What happens now is that within the constitutional framework described above, a standardized State procedure has developed under which electors are elected on a general ticket basis. The list of electors is made up by the official party organization in each State and this honor goes to distinguished citizens or to partisans will in to make liberal contribution to campaign funds. On the election day the voter does not directly vote for President and Vice-President, but for all the Presidential electors put up by his party in his State.
Normally, the party which secures a plurality of the popular votes in any State is entitled to all the electoral ballots of the State for President and Vice-President. Not too many hours after the polls close, it is usually known who will be the next President of the United States, However, the voters verdict in the election of the electors is the last act in the presidential drama. Technically, the voters have only elected the electors and it is the job of the latter to elect the President.
Each of the States possesses as many Presidential electors as it has Senators and Representatives in Congress. The total number of electors constituting the electoral collage is 538 including the District of Columbia, although it is not entitled to have any member in the Senate or the House of Representatives. A simple majority of 538 electoral vote total (270) is needed to win the Presidency.

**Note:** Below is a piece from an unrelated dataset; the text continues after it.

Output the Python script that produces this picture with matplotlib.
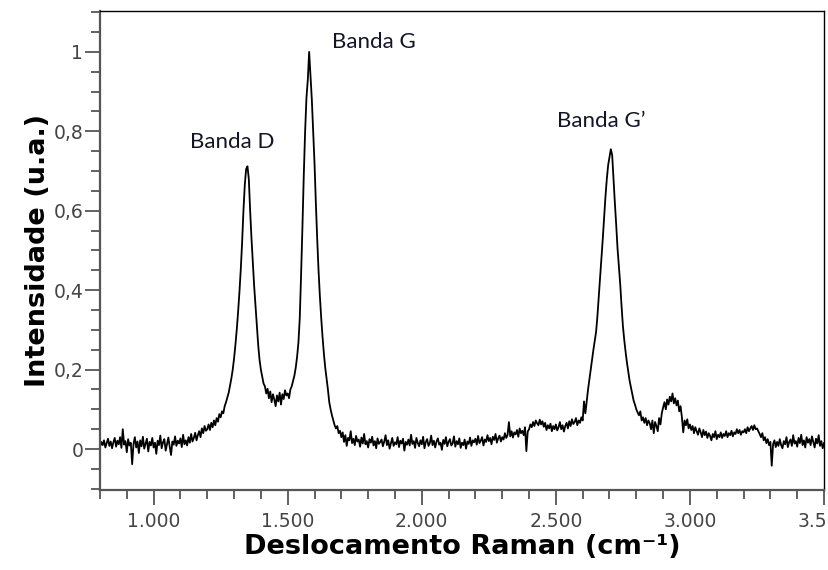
import matplotlib.pyplot as plt
import numpy as np
from matplotlib.ticker import MultipleLocator

# Raman shift sampled every 5 cm-1 from 800 to 3500
shift_start = 800
shift_stop = 3500
shift_step = 5

# intensities, segment by segment
base_800_1195 = [
    0.005, 0.018, 0.010, 0.022, 0.004, 0.015, 0.026, 0.008, 0.019, 0.002,
    0.017, 0.028, 0.006, 0.021, 0.012, 0.030, 0.003, 0.050, 0.011, 0.020,
    -0.008, 0.025, 0.009, 0.016, -0.038, 0.012, 0.030, 0.004, 0.019, -0.010,
    0.022, 0.007, 0.031, 0.001, 0.014, 0.026, -0.006, 0.018, 0.009, 0.028,
    0.004, 0.016, -0.012, 0.021, 0.010, 0.034, 0.002, 0.017, 0.025, -0.004,
    0.013, 0.029, 0.006, -0.015, 0.019, 0.011, 0.032, 0.008, 0.021, 0.014,
    0.027, 0.005, 0.036, 0.012, 0.022, 0.009, 0.030, 0.016, 0.038, 0.019,
    0.028, 0.041, 0.022, 0.035, 0.045, 0.030, 0.052, 0.040, 0.058, 0.046,
]
band_d_1200_1495 = [
    0.050, 0.062, 0.048, 0.066, 0.055, 0.072, 0.060, 0.078, 0.069, 0.088,
    0.080, 0.095, 0.090, 0.108, 0.118, 0.130, 0.142, 0.160, 0.178, 0.200,
    0.228, 0.262, 0.300, 0.345, 0.395, 0.452, 0.520, 0.600, 0.665, 0.705,
    0.712, 0.680, 0.600, 0.530, 0.470, 0.410, 0.360, 0.312, 0.262, 0.225,
    0.200, 0.182, 0.165, 0.158, 0.140, 0.152, 0.128, 0.145, 0.118, 0.138,
    0.125, 0.108, 0.135, 0.120, 0.142, 0.112, 0.138, 0.126, 0.148, 0.135,
]
band_g_1500_1695 = [
    0.140, 0.128, 0.150, 0.158, 0.172, 0.185, 0.205, 0.232, 0.268, 0.330,
    0.440, 0.560, 0.690, 0.800, 0.885, 0.930, 1.000, 0.940, 0.880, 0.800,
    0.720, 0.620, 0.530, 0.450, 0.385, 0.330, 0.282, 0.240, 0.205, 0.178,
    0.150, 0.118, 0.100, 0.085, 0.072, 0.060, 0.052, 0.058, 0.040, 0.046,
]
base_1700_2395 = [
    0.030, 0.042, 0.018, 0.035, 0.008, 0.028, 0.022, 0.045, 0.015, 0.026,
    0.010, 0.033, 0.019, 0.024, 0.006, 0.029, 0.014, 0.038, 0.012, 0.020,
    0.004, 0.025, 0.016, 0.031, 0.009, 0.020, 0.002, 0.027, 0.013, 0.018,
    0.024, 0.007, 0.019, 0.035, 0.010, 0.022, 0.001, 0.015, 0.028, 0.008,
    0.017, 0.012, 0.030, 0.005, 0.021, 0.014, 0.026, -0.004, 0.018, 0.011,
    0.024, 0.009, 0.036, 0.013, 0.020, 0.003, 0.028, 0.016, 0.007, 0.022,
    0.012, 0.031, 0.002, 0.018, 0.025, 0.008, 0.015, 0.034, 0.010, 0.021,
    0.004, 0.019, 0.027, 0.011, 0.016, -0.002, 0.023, 0.013, 0.030, 0.007,
    0.018, 0.025, 0.009, 0.014, 0.032, 0.006, 0.020, 0.012, 0.027, 0.003,
    0.016, 0.010, 0.024, 0.001, 0.019, 0.013, 0.029, 0.008, 0.022, 0.017,
    0.026, 0.011, 0.033, 0.015, 0.021, 0.030, 0.009, 0.024, 0.018, 0.035,
    0.020, 0.028, 0.012, 0.031, 0.023, 0.038, 0.016, 0.027, 0.034, 0.019,
    0.030, 0.024, 0.040, 0.028, 0.036, 0.068, 0.032, 0.045, 0.029, 0.042,
    0.037, 0.048, 0.031, 0.052, 0.040, 0.046, 0.035, 0.055, -0.005, 0.044,
]
band_g2_2400_2845 = [
    0.050, 0.062, 0.055, 0.068, 0.058, 0.072, 0.065, 0.060, 0.074, 0.062,
    0.070, 0.056, 0.066, 0.048, 0.060, 0.052, 0.064, 0.045, 0.058, 0.050,
    0.062, 0.047, 0.055, 0.068, 0.050, 0.060, 0.044, 0.058, 0.066, 0.052,
    0.070, 0.058, 0.075, 0.063, 0.068, 0.078, 0.060, 0.072, 0.066, 0.080,
    0.072, 0.120, 0.090, 0.120, 0.150, 0.175, 0.202, 0.225, 0.250, 0.272,
    0.295, 0.335, 0.384, 0.430, 0.480, 0.530, 0.585, 0.636, 0.680, 0.715,
    0.735, 0.755, 0.740, 0.680, 0.620, 0.565, 0.505, 0.460, 0.415, 0.360,
    0.310, 0.275, 0.245, 0.218, 0.195, 0.172, 0.155, 0.138, 0.122, 0.112,
    0.100, 0.092, 0.085, 0.095, 0.072, 0.080, 0.066, 0.078, 0.060, 0.072,
]
tail_2850_3500 = [
    0.065, 0.050, 0.072, 0.040, 0.068, 0.058, 0.045, 0.078, 0.062, 0.090,
    0.105, 0.118, 0.100, 0.125, 0.112, 0.132, 0.120, 0.140, 0.115, 0.128,
    0.110, 0.122, 0.095, 0.108, 0.080, 0.042, 0.072, 0.060, 0.075, 0.052,
    0.062, 0.048, 0.058, 0.040, 0.055, 0.045, 0.036, 0.052, 0.042, 0.030,
    0.048, 0.035, 0.044, 0.028, 0.040, 0.033, 0.022, 0.038, 0.030, 0.045,
    0.025, 0.036, 0.030, 0.042, 0.028, 0.038, 0.033, 0.045, 0.030, 0.040,
    0.035, 0.046, 0.032, 0.042, 0.038, 0.050, 0.040, 0.048, 0.036, 0.045,
    0.042, 0.050, 0.040, 0.055, 0.045, 0.052, 0.058, 0.048, 0.060, 0.050,
    0.052, 0.045, 0.038, 0.030, 0.040, 0.022, 0.030, 0.015, 0.025, 0.010,
    0.018, -0.042, 0.012, 0.022, 0.005, 0.018, 0.008, 0.025, 0.010, 0.002,
    0.020, 0.012, 0.030, 0.005, 0.018, 0.024, 0.008, 0.035, 0.014, 0.020,
    0.006, 0.028, 0.015, 0.036, 0.010, 0.022, 0.004, 0.030, 0.016, 0.025,
    0.010, 0.032, 0.018, 0.004, 0.026, 0.014, 0.035, 0.008, 0.020, 0.002,
    0.015,
]

band_names = ["Banda D", "Banda G", "Banda G\u2019"]
band_label_x = [1294, 1823, 2668]
band_label_y = [0.774, 1.024, 0.827]

xtick_vals = [1000, 1500, 2000, 2500, 3000, 3500]
xtick_text = ["1.000", "1.500", "2.000", "2.500", "3.000", "3.500"]
ytick_vals = [0, 0.2, 0.4, 0.6, 0.8, 1.0]
ytick_text = ["0", "0,2", "0,4", "0,6", "0,8", "1"]

intensity = np.array(base_800_1195 + band_d_1200_1495 + band_g_1500_1695
                     + base_1700_2395 + band_g2_2400_2845 + tail_2850_3500)
shift = np.arange(shift_start, shift_stop + 1, shift_step)

fig = plt.figure(figsize=(8.29, 5.70), dpi=100)
ax = fig.add_axes([0.1206, 0.1404, 0.8734, 0.8403])
ax.plot(shift, intensity, color="black", lw=1.3)

ax.set_xlim(800, 3500)
ax.set_ylim(-0.103, 1.103)

ax.set_xticks(xtick_vals)
ax.set_xticklabels(xtick_text)
ax.set_yticks(ytick_vals)
ax.set_yticklabels(ytick_text)
ax.xaxis.set_minor_locator(MultipleLocator(100))
ax.yaxis.set_minor_locator(MultipleLocator(0.05))
ax.tick_params(which="major", length=11, width=1.3, color="#555555",
               labelsize=13.5, labelcolor="#444444")
ax.tick_params(which="minor", length=6.5, width=1.3, color="#555555")
ax.tick_params(axis="x", pad=5)
ax.tick_params(axis="y", pad=1)

for side in ["left", "bottom"]:
    ax.spines[side].set_color("#555555")
    ax.spines[side].set_linewidth(1.6)
for side in ["top", "right"]:
    ax.spines[side].set_color("black")
    ax.spines[side].set_linewidth(1.0)

ax.set_xlabel("Deslocamento Raman (cm\u207b\u00b9)", fontsize=19.5,
              fontweight="bold", labelpad=2)
ax.set_ylabel("Intensidade (u.a.)", fontsize=19.5, fontweight="bold",
              labelpad=2)

for name, lx, ly in zip(band_names, band_label_x, band_label_y):
    ax.text(lx, ly, name, fontsize=16, family=["Lato", "DejaVu Sans"],
            color="#141428", ha="center", va="center")

fig.savefig("out.png", dpi=100)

The electors automatically vote for their party’s nominee since no elector dare break faith with the party which nominated him, and the work of the electoral college is a final formality before the successful candidate becomes the constitutionally elected President. In this way, the deliberative, judicial, non-partisan system designed by the framers of the Constitution has been overthrown by political custom.

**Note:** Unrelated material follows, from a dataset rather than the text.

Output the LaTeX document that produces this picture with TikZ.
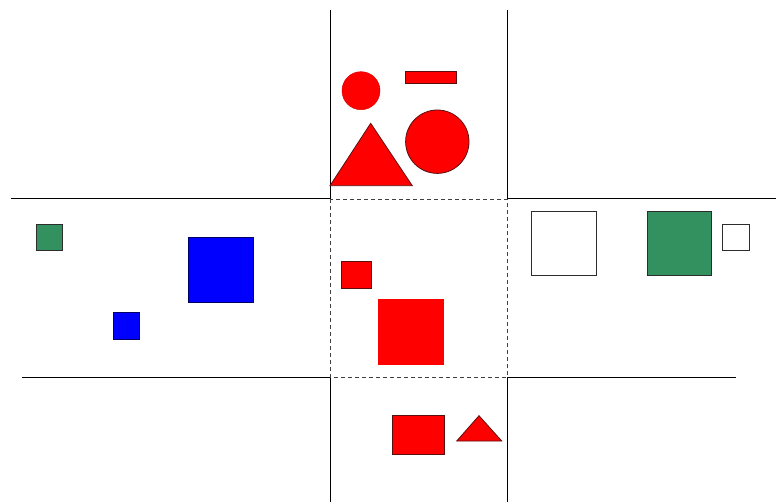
\documentclass[tikz,border=0pt]{standalone}
\usepackage{xcolor,tikz}
\usetikzlibrary{positioning,calc}
\definecolor{seagreen}{RGB}{50,145,95}
\definecolor{edge}{RGB}{45,45,45}
\definecolor{rededge}{RGB}{90,15,15}

\begin{document}
\begin{tikzpicture}[x=1pt,y=-1pt,line width=1pt,
  outlined/.style={draw=edge,line width=0.8pt},
  redbox/.style={outlined,draw=rededge,fill=red},
  bluebox/.style={outlined,draw=blue!40!black,fill=blue},
  greenbox/.style={outlined,fill=seagreen},
  emptybox/.style={outlined,fill=white}]
\useasboundingbox (0,0) rectangle (776,502);
% grid lines
\coordinate (tl) at (330,199);
\coordinate (br) at (507,377);
\draw (330,10) -- (tl);
\draw (507,10) -- (507,199);
\draw (330,377) -- (330,502);
\draw (507,377) -- (507,502);
\draw (11,199) -- (tl);
\draw (507,199) -- (776,199);
\draw (22,377) -- (330,377);
\draw (br) -- (736,377);
\draw[dash pattern=on 4pt off 3pt,line width=0.9pt,draw=black!75] (tl) rectangle (br);
% top cell
\fill[red,draw=red!85!black,line width=0.5pt] (361,90.7) circle (19);
\draw[redbox] (405,71.7) rectangle (456.7,83.3);
\draw[redbox] (437.3,141.7) circle (31.7);
\draw[redbox] (370.7,123.3) -- (412.3,185.7) -- (330,185.7) -- cycle;
% left cell
\draw[greenbox] (36,224) rectangle (62,250);
\draw[bluebox] (188.3,237.3) rectangle (253.3,302);
\draw[bluebox] (113,312.7) rectangle (139,339);
% middle cell
\draw[redbox] (341,261.3) rectangle (371,288.7);
\fill[red] (378.3,299.3) rectangle (444.3,365.3);
% right cell
\draw[emptybox] (531.7,211) rectangle (596.3,275);
\draw[greenbox] (647,211) rectangle (711.3,275);
\draw[emptybox] (722.7,224.3) rectangle (749.7,250);
% bottom cell
\draw[redbox] (392.7,415) rectangle (444,454.3);
\draw[redbox] (479,415.7) -- (501.7,441) -- (456.7,441) -- cycle;
\end{tikzpicture}
\end{document}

If no candidate for the Presidency receives the necessary electoral majority on election day, the issue is thrown for decision into the House of Representatives. There, each State, irrespective of its population and size, casts vote for one of the three men who earlier had received the maximum electoral votes in the elections. There have been only three occasions in the American history in 1800, 1824, and 1876 elections, when the State wise voting in the House of Representatives has decided the Presidential election.
The precise practice as it prevails today, may, thus, be summed up: the first stage to the Presidency is the selection of delegates to the national convention of the political parties. In most States, delegates are selected by the parties at their State conventions. But in 15 States they are chosen by the voters at primary elections usually in March, April and May of the year preceding the Presidential election.

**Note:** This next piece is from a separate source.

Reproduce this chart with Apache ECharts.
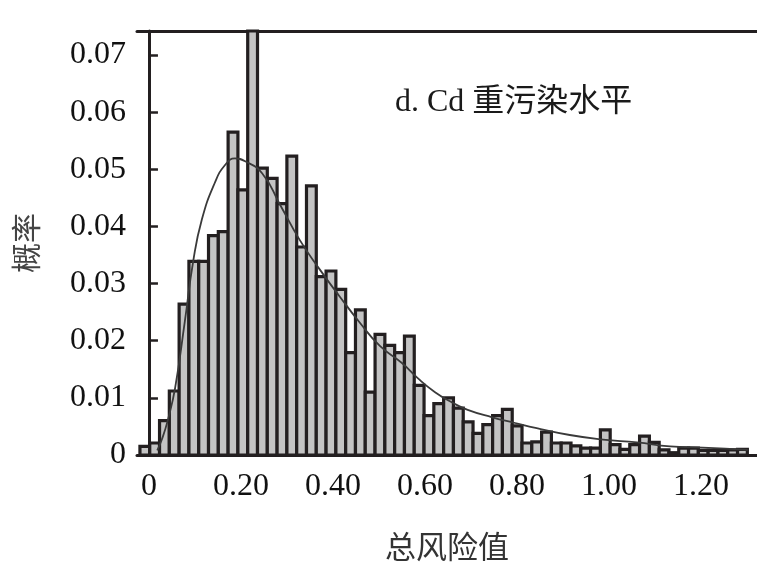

The second stage comprises holding the convention when the party selects its candidates for President and Vice-President, and adopts a program of objectives. In first week of September starts the election campaign and the candidates for Presidency and Vice-Presidency selected by their parties crisscross the nation, explaining their positions on key issues, domestic and international.
By train, plane, bus and car they travel to nearly every State. They make hundreds of public appearances, and scores of speeches from platforms, over radio stations, and before television Cameras. As many as 20 speeches may be given in a day.
Then, comes the polling day for the election of the electors early in November (on Tuesday following the first Monday in November). It is a legal holiday in most States. In other states, employees are given time off so that they may vote conveniently. The polling stations open as early as 6 in the morning for 12 hours or more.
The ballot is direct and secret. Individual votes are counted State by State and by custom the presidential candidate receiving the most votes within a State is declared the winner of the State’s electoral votes. The result is known in a few hours after the election is over. Once the outcome is clear, it is customary for the defeated candidate to make a concession speech thanking his sup porters for their efforts and congratulating his opponent on the victory.
The formal balloting for President takes place long after polling day through the machinery of the Electoral College. The practice now is for the Electors to vote for the candidate who carried their State in the November Presidential election. The Electoral College does not actually meet. The various state groups of electors assemble at their respective State capitals, as required by the national law of 1934, on the Monday following the second Wednesday in December after their November election to vote for President and Vice-President. The votes of the State electoral groups are sent to the President of the Senate, opened and counted before a joint session of Congress on January 6, and formal announcement of the result of the election made. The new President is inaugurated at noon on January 20 to run a four-year term of office.
Since 1797, when Representative William L. Smith introduced the first proposed Constitutional Amendment for reform of the Electoral College, hardly a session of Congress has passed without the introduction of one or more resolutions on the subject. Presidents from Jefferson to Jimmy Carter have suggested changes. But only one the 12th Amendment ratified in 1804 has been approved. The 23rd Amendment, ratified in 1961, gave three electoral votes to the District of Columbia, but that does not basically change the system.
Modem critics, for example, the American Bar Association, have described the Electoral College as archaic, complex, indirect and dangerous. Public interest in change has been spurred by the close elections of 1960, 1968 and 1976. In the most recent of these, a shift of fewer than 10,000 votes in Ohio and Hawaii from Carter to Ford would have elected Ford despite his 107 million deficit in the popular vote, The direct vote plan, whose principal sponsor was Democratic Senator Birch Bayh, attracted the most attention, but was defeated in the Senate in July, 1979.
Under his plan, the President was to be elected by a direct popular vote on a nationwide basis. If no candidate received at least 40 per cent of the votes, there would have been a runoff between the top two candidates.
In the final analysis, no one is really certain of the impact of abolition of the Electoral College of the American political system. For this reason, passage of any future amendments and their ultimate ratification by the States are dubious. Both Congress and the States will be wary of change. A witness, Eddie N.Williams, in his testimony in 1977, stated the matter succinctly. There is no conclusive evidence of the effect such proposals would, or would not have.
Removal from Office:-
Removal from office of a President is by impeachment and only for treason, bribery, or other high crimes and misdemeanors. No President has ever been so removed. President Andrew Johnson’s impeachment failed by one vote. The House of Representatives has the power to initiate Impeachment proceedings by a majority vote. The case is tried by the Senate with the Chief Justice of the Supreme Court presiding. It requires two-thirds vote for conviction, which makes the President liable to removal from office and disqualification. He is also liable to trial under ordinary judicial procedure.